Wednesday 31 October 2007

JACQUELINE WILSON AND ME

Good evening everyone - and Happy Hallowe'en. Have you had any trick-or-treaters this evening? I have had oodles of miniscule witches, ghouls, wizards and vampires at my door this year. Luckily, when Hubby and I were in Croydon the other day we bought two selection packs of penny favourites - you know - lollies, Love Hearts, Swizzles and violet munchies - so I have given lots of treats out. I love seeing the children enjoying themselves and wish we'd gone trick-or-treating when we were kids. The closest I ever came was when I was about 12 when a friend and I dressed up as witches and wandered the streets cackling and jumping out on people from behind hedges. We didn't go knocking on doors of course! It wasn't encouraged in those days with many an adult seeing it as little more than another form of begging; but we enjoyed ourselves none-the-less and made an occasion of it.



A few months ago, I bought myself a copy of Jacqueline Wilson's book 'Jacky Daydream' - an autobiography of her childhood years. I put it on the bookshelf along with a dozen or so other new books waiting to be read and there it stayed - until last Friday. I don't know if you are familiar with Jacqueline Wilson?

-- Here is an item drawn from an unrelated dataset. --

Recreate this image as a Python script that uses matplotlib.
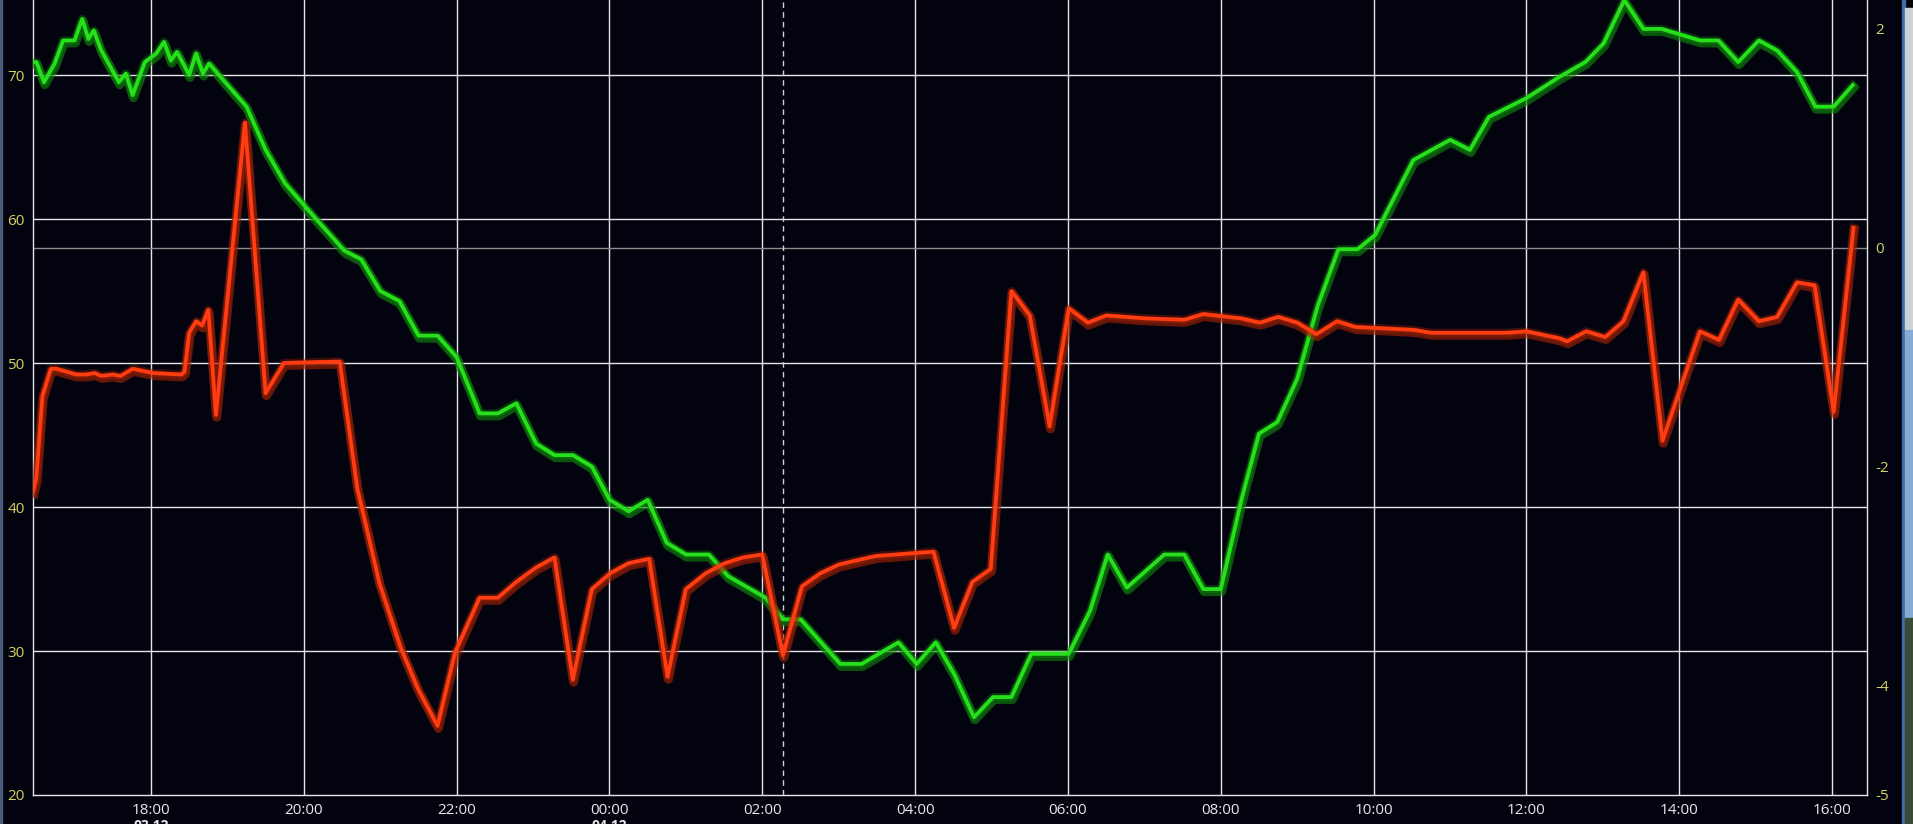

Most of you would have heard of her I imagine but the closest I'd got before was when I read 'Tracey Beaker' a couple of years ago after picking it up at a Car Boot Sale. And a few months later 'The Illustrated Mum'. I was of course familiar with the candy pinks of most of the book covers and, with no disrespect, considered the books themselves as a kind of chick-lit in embrio. All that has changed now because of 'Jacky Daydream'. You really shouldn't judge a book by its cover - or the author either, I have to admit, because this book was utterly brilliant. In fact I have never ever read an autobiography quite like it. And I was just so engrossed in Jacqueline's world that I went out and spent the last of my 50th birthday Smiths vouchers on three of her books. I finished 'Jacky Daydream' on Monday and read 'The Lottie Project' in the course of the next 24 hours. I started on 'Midnight' this morning and am completely spellbound. Ok - so I started late (well - very late if I'm honest) but I think I have become a Jacqueline Wilson convert!

It isn't just because her characters are so completely believable (I have seem parts of myself as a child in Charlie, Lottie and Violet already), and it isn't just because she writes so naturally. It is because I recognise the Writer's personae that shines through every single word. I would not be fool-hardy enough to say there are simalarities between Jacky's childhood and mine because they were completely different - even if just as stormy. But I knew Kingston as a little girl which is where she lived. I played exactly the kind of imaginary games she did. We even read many of the same books. And - just like Jacky - I knew I was going to be a writer -almost from the time I could understand stories. I could read by the time I was three, took to it like a duck to water, my mum always said, and was consequently planted in the book corner at school and left to my own devices whilst my classmates got to grips with their alphabet. I won a prize at the age of nine in a writing competition at school and announced to a class full of twelve year olds during a careers talk at High School that I was going to be a writer. "What kind of writer?" the teacher asked. "A book writer," was my reply.

I don't know if I will read all Jacky's books; I will probably give her 'Girls' series a miss because I really do think I am too old for them. And I doubt if I will read anymore Tracey Beaker or the Double Act series. But I think I'll get through quite a few over the coming months. And I am sure I will read 'Jacky Daydream' again at some point.

And one day, maybe, I'll get to shake the hand of this lady of a billion words; purely because I like her - and because I see us a fellow travellers on the literary road of life!